### WHAT IS BEING ASKED
Read the lines below. Copy out any that hold the string "Output".
○ ○ ○ ○ ○
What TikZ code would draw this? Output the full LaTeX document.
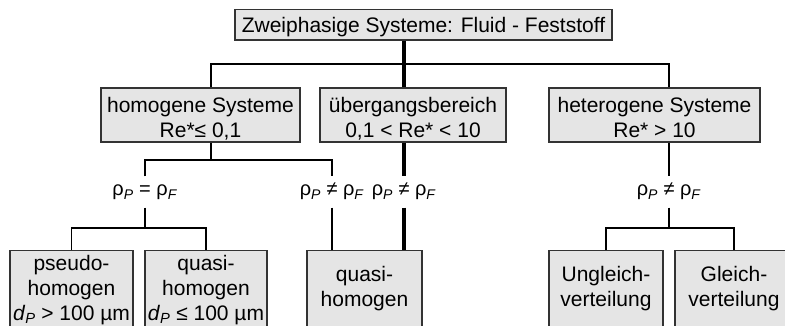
\documentclass[tikz,border=0pt]{standalone}
\usepackage{fontspec}
\setmainfont{Liberation Sans}
\usetikzlibrary{positioning}

\tikzset{
  sysbox/.style={draw=black!80, fill=black!10, line width=1.2pt, align=center,
    inner sep=2pt, font=\fontsize{21}{25}\selectfont},
  levelbox/.style={sysbox, minimum height=54, text height=46pt, text depth=1.4pt},
  leafbox/.style={sysbox, anchor=north, inner xsep=1pt, inner ysep=7pt,
    text height=63pt, text depth=100pt},
  twoline/.style={text height=49pt},
  rholabel/.style={inner sep=0pt, text height=19.5pt, text depth=11.5pt,
    font=\fontsize{20}{24}\selectfont},
  conn/.style={line width=1.8pt},
  trunk/.style={line width=3.6pt},
}
\newcommand{\rhoP}{ρ\textsubscript{\textit{P}}}
\newcommand{\rhoF}{ρ\textsubscript{\textit{F}}}
\newcommand{\dP}{\textit{d}\textsubscript{\textit{P}}}

\begin{document}
\begin{tikzpicture}[x=1pt, y=-1pt]
  \useasboundingbox (0,0) rectangle (785,326);
  \clip (0,0) rectangle (785,326);

  \node[sysbox, minimum width=377, minimum height=30.5, text height=17pt, text depth=2.4pt]
    (root) at (423.5,24.75) {Zweiphasige Systeme: Fluid - Feststoff};

  % Re*-Bereiche
  \node[levelbox, minimum width=199] (hom) at (200.5,115) {homogene Systeme\\Re*≤ 0,1};
  \node[levelbox, minimum width=186] (mid) at (413,115) {übergangsbereich\\0,1 < Re* < 10};
  \node[levelbox, minimum width=211] (het) at (654.5,115) {heterogene Systeme\\Re* > 10};

  % Dichteverhaeltnis
  \node[rholabel] (eqHom) at (145,192) {\rhoP{} = \rhoF};
  \node[rholabel] (neHom) at (332,192) {\rhoP{} ≠ \rhoF};
  \node[rholabel] (neMid) at (404,192) {\rhoP{} ≠ \rhoF};
  \node[rholabel] (neHet) at (669,192) {\rhoP{} ≠ \rhoF};

  \node[leafbox, minimum width=123] (pseudo) at (71.5,250) {pseudo-\\homogen\\\dP{} > 100 µm};
  \node[leafbox, minimum width=122] (quasiL) at (206,250) {quasi-\\homogen\\\dP{} ≤ 100 µm};
  \node[leafbox, twoline, minimum width=115] (quasiM) at (364.5,250) {quasi-\\homogen};
  \node[leafbox, twoline, minimum width=114] (ungl) at (606,250) {Ungleich-\\verteilung};
  \node[leafbox, twoline, minimum width=118] (gleich) at (734,250) {Gleich-\\verteilung};

  \coordinate (barL) at (211,64);
  \coordinate (barR) at (669,64);
  \coordinate (stem) at (404,64);
  \draw[conn] (hom.north -| barL) -- (barL) -- (barR) -- (het.north -| barR);
  \draw[trunk] (root.south -| stem) -- (mid.north -| stem);
  \draw[trunk] (mid.south -| stem) -- (neMid.north);
  \draw[trunk] (neMid.south) -- (quasiM.north -| neMid);

  % homogen
  \coordinate (homJ) at (211,160);
  \coordinate (eqJ) at (145,228);
  \draw[conn] (hom.south -| homJ) -- (homJ);
  \draw[conn] (eqHom.north) -- (eqHom.north |- homJ) -- (neHom.north |- homJ) -- (neHom.north);
  \draw[conn] (neHom.south) -- (quasiM.north -| neHom);
  \draw[conn] (eqHom.south) -- (eqJ);
  \draw[conn] (pseudo.north) -- (pseudo.north |- eqJ) -- (quasiL.north |- eqJ) -- (quasiL.north);

  % heterogen
  \coordinate (hetJ) at (669,228);
  \draw[conn] (het.south -| barR) -- (neHet.north);
  \draw[conn] (neHet.south) -- (hetJ);
  \draw[conn] (ungl.north) -- (ungl.north |- hetJ) -- (gleich.north |- hetJ) -- (gleich.north);
\end{tikzpicture}
\end{document}
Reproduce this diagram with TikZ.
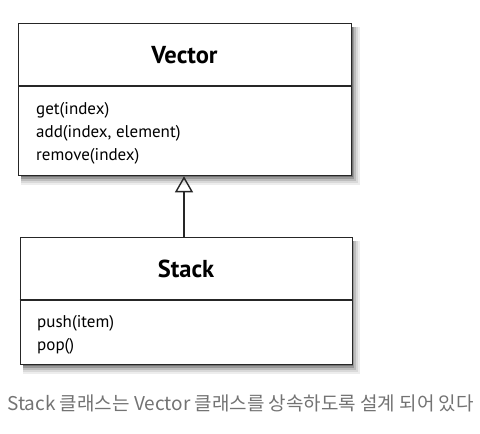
\documentclass[tikz,border=0pt]{standalone}
\usepackage{fontspec}
\setmainfont{PT Sans}
\newfontfamily\cjk{Noto Sans CJK KR}
\usetikzlibrary{arrows.meta}
\begin{document}
\begin{tikzpicture}[x=1pt,y=-1pt,
  classbox/.style={draw=black!85, line width=1.3pt, fill=white, inner sep=0pt},
  divider/.style={draw=black!85, line width=1.1pt},
  classtitle/.style={font=\fontsize{24.5}{28}\selectfont\bfseries, anchor=base, inner sep=0pt},
  meth/.style={font=\fontsize{17}{20}\selectfont, anchor=base west, inner sep=0pt},
  inherit/.style={draw=black!85, line width=1.4pt, -{Triangle[open, width=18pt, length=16pt, line width=1.4pt]}}]
\useasboundingbox (0,0) rectangle (480,434);
% shadows (nested grey layers, outermost lightest)
\fill[black!7] (21,27) rectangle (360,185);
\fill[black!15] (21,27) rectangle (358,183);
\fill[black!26] (21,27) rectangle (356,181);
\fill[black!40] (21,27) rectangle (354,179);
\fill[black!55] (21,27) rectangle (352.5,177);
\fill[black!7] (22.5,241) rectangle (360,374);
\fill[black!15] (22.5,241) rectangle (358,372);
\fill[black!26] (22.5,241) rectangle (356,370);
\fill[black!40] (22.5,241) rectangle (354,368);
\fill[black!55] (22.5,241) rectangle (352.5,366);
% Vector class
\node[classbox, minimum width=333pt, minimum height=152pt, anchor=north west] (vec) at (18,23) {};
\draw[divider] (18,86) coordinate (vd1) -- (351,86) coordinate (vd2);
\node[classtitle] (vectitle) at (184.5,63) {Vector};
\node[meth] (vm1) at (36,114) {get(index)};
\node[meth] (vm2) at (36,137) {add(index, element)};
\node[meth] (vm3) at (36,160) {remove(index)};
% Stack class
\node[classbox, minimum width=332pt, minimum height=127pt, anchor=north west] (stk) at (19.5,237) {};
\draw[divider] (19.5,300) coordinate (sd1) -- (351.5,300) coordinate (sd2);
\node[classtitle] (stktitle) at (186,277) {Stack};
\node[meth] (sm1) at (37,327) {push(item)};
\node[meth] (sm2) at (37,350) {pop()};
% inheritance
\draw[inherit] (stk.north -| 184,0) coordinate (ia) -- (vec.south -| 184,0);
% caption
\node[font=\cjk\fontsize{19}{22}\selectfont, text=black!55, anchor=base west, inner sep=0pt] (cap) at (7,410) {Stack 클래스는 Vector 클래스를 상속하도록 설계 되어 있다};
\end{tikzpicture}
\end{document}
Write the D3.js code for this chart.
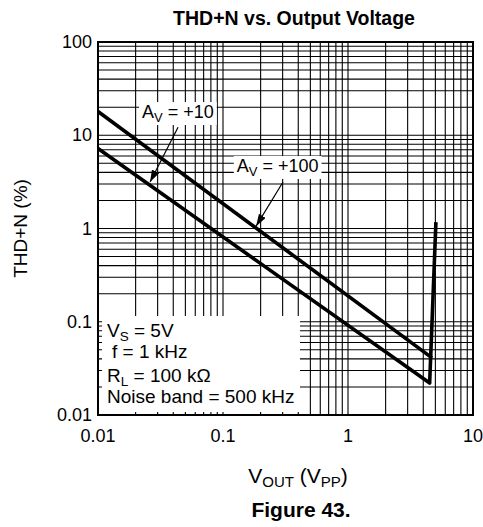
<!DOCTYPE html>
<html>
<head>
<meta charset="utf-8">
<script src="https://cdn.jsdelivr.net/npm/d3@7"></script>
<style>
  body { margin: 0; background: #fff; }
  svg text { font-family: "Liberation Sans", Arial, sans-serif; fill: #000; }
</style>
</head>
<body>
<div id="js_chart"></div>
<script>
// ******************************************************
// Data
// ******************************************************
const xTicks = [0.01, 0.1, 1, 10];
const yTicks = [0.01, 0.1, 1, 10, 100];
const xTickLabels = ["0.01", "0.1", "1", "10"];
const yTickLabels = ["0.01", "0.1", "1", "10", "100"];

// Av = +10 (lower curve, turns up at clipping)
const av10 = [
    {x: 0.01, y: 7.2},
    {x: 4.5, y: 0.022},
    {x: 5.05, y: 1.17}
];
// Av = +100 (upper curve)
const av100 = [
    {x: 0.01, y: 18},
    {x: 4.7, y: 0.041}
];

// labels + arrows, in data units
const annotations = [
    {label: "+10", tx: 0.0225, ty: 15.3, from: [0.0437, 12.2], to: [0.0261, 3.15]},
    {label: "+100", tx: 0.129, ty: 4.04, from: [0.302, 3.15], to: [0.184, 1.06]}
];

const legendLines = [
    {main: "V", sub: "S", rest: " = 5V", dx: 9, dy: 21},
    {main: "f = 1 kHz", sub: "", rest: "", dx: 14, dy: 42},
    {main: "R", sub: "L", rest: " = 100 k\u03A9", dx: 9, dy: 66},
    {main: "Noise band = 500 kHz", sub: "", rest: "", dx: 9, dy: 87}
];

createPlot();

function createPlot() {

    // ******************************************************
    // Settings
    // ******************************************************
    let margin = {top: 42, right: 10, bottom: 112, left: 98},
        width = 483 - margin.left - margin.right,
        height = 527 - margin.top - margin.bottom;

    let x = d3.scaleLog().domain([0.01, 10]).range([0, width]);
    let y = d3.scaleLog().domain([0.01, 100]).range([height, 0]);

    let root = d3.select("#js_chart")
        .append("svg")
        .attr("width", 483)
        .attr("height", 527);

    let svg = root.append("g")
        .attr("transform", "translate(" + margin.left + "," + margin.top + ")");

    // ******************************************************
    // Grid
    // ******************************************************
    let xGrid = [], yGrid = [];
    for (let e = -2; e < 1; e++)
        for (let m = 1; m <= 9; m++) xGrid.push(m * Math.pow(10, e));
    for (let e = -2; e < 2; e++)
        for (let m = 1; m <= 9; m++) yGrid.push(m * Math.pow(10, e));

    svg.append("g").selectAll("line")
        .data(xGrid)
        .enter().append("line")
        .attr("x1", d => x(d)).attr("x2", d => x(d))
        .attr("y1", 0).attr("y2", height)
        .attr("stroke", "#000").attr("stroke-width", 1.1);

    svg.append("g").selectAll("line")
        .data(yGrid)
        .enter().append("line")
        .attr("x1", 0).attr("x2", width)
        .attr("y1", d => y(d)).attr("y2", d => y(d))
        .attr("stroke", "#000").attr("stroke-width", 1.1);

    // ******************************************************
    // Legend box (covers grid)
    // ******************************************************
    svg.append("rect")
        .attr("x", 4).attr("y", height - 99)
        .attr("width", 198).attr("height", 96)
        .attr("fill", "#fff");

    let leg = svg.append("g")
        .attr("transform", "translate(0," + (height - 99) + ")");
    legendLines.forEach(l => {
        let t = leg.append("text")
            .attr("x", l.dx).attr("y", l.dy)
            .attr("font-size", 19);
        t.append("tspan").text(l.main);
        if (l.sub) {
            t.append("tspan").attr("font-size", 13.5).attr("dy", 4).text(l.sub);
            t.append("tspan").attr("dy", -4).text(l.rest);
        }
    });

    // ******************************************************
    // Curves
    // ******************************************************
    let line = d3.line().x(d => x(d.x)).y(d => y(d.y));

    [av10, av100].forEach(s => {
        svg.append("path")
            .datum(s)
            .attr("d", line)
            .attr("fill", "none")
            .attr("stroke", "#000")
            .attr("stroke-width", 3.6)
            .attr("stroke-linejoin", "round");
    });

    // ******************************************************
    // Annotations
    // ******************************************************
    root.append("defs").append("marker")
        .attr("id", "arrow")
        .attr("viewBox", "0 0 12 8")
        .attr("refX", 12).attr("refY", 4)
        .attr("markerWidth", 12).attr("markerHeight", 8)
        .attr("markerUnits", "userSpaceOnUse")
        .attr("orient", "auto")
        .append("path")
        .attr("d", "M0,0 L12,4 L0,8 Z")
        .attr("fill", "#000");

    annotations.forEach(a => {
        let g = svg.append("g");
        let t = g.append("text")
            .attr("x", x(a.tx)).attr("y", y(a.ty))
            .attr("font-size", 18);
        t.append("tspan").text("A");
        t.append("tspan").attr("font-size", 13).attr("dy", 4).text("V");
        t.append("tspan").attr("dy", -4).text(" = " + a.label);
        let bb = t.node().getBBox();
        g.insert("rect", "text")
            .attr("x", bb.x - 3).attr("y", bb.y)
            .attr("width", bb.width + 6).attr("height", bb.height)
            .attr("fill", "#fff");

        svg.append("line")
            .attr("x1", x(a.from[0])).attr("y1", y(a.from[1]))
            .attr("x2", x(a.to[0])).attr("y2", y(a.to[1]))
            .attr("stroke", "#000").attr("stroke-width", 1.2)
            .attr("marker-end", "url(#arrow)");
    });

    // ******************************************************
    // Frame + tick labels
    // ******************************************************
    svg.append("rect")
        .attr("width", width).attr("height", height)
        .attr("fill", "none").attr("stroke", "#000").attr("stroke-width", 2);

    svg.append("g").selectAll("text")
        .data(xTicks)
        .enter().append("text")
        .attr("x", d => x(d)).attr("y", height + 27)
        .attr("text-anchor", "middle")
        .attr("font-size", 18)
        .text((d, i) => xTickLabels[i]);

    svg.append("g").selectAll("text")
        .data(yTicks)
        .enter().append("text")
        .attr("x", -6).attr("y", d => y(d) + 6)
        .attr("text-anchor", "end")
        .attr("font-size", 18)
        .text((d, i) => yTickLabels[i]);

    // ******************************************************
    // Titles
    // ******************************************************
    root.append("text")
        .attr("x", 294).attr("y", 25)
        .attr("text-anchor", "middle")
        .attr("font-size", 19.5).attr("font-weight", "bold")
        .text("THD+N vs. Output Voltage");

    root.append("text")
        .attr("transform", "translate(27," + (margin.top + height / 2) + ") rotate(-90)")
        .attr("text-anchor", "middle")
        .attr("font-size", 19)
        .text("THD+N (%)");

    let xt = root.append("text")
        .attr("x", 298).attr("y", 483)
        .attr("text-anchor", "middle")
        .attr("font-size", 21);
    xt.append("tspan").text("V");
    xt.append("tspan").attr("font-size", 15).attr("dy", 4).text("OUT");
    xt.append("tspan").attr("dy", -4).text(" (V");
    xt.append("tspan").attr("font-size", 15).attr("dy", 4).text("PP");
    xt.append("tspan").attr("dy", -4).text(")");

    root.append("text")
        .attr("x", 301).attr("y", 517)
        .attr("text-anchor", "middle")
        .attr("font-size", 21).attr("font-weight", "bold")
        .text("Figure 43.");
}
</script>
</body>
</html>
○ ○ ○ ○ ○
### EXERCISE ANSWER
What TikZ code would draw this? Output the full LaTeX document.
        .text("THD+N vs. Output Voltage");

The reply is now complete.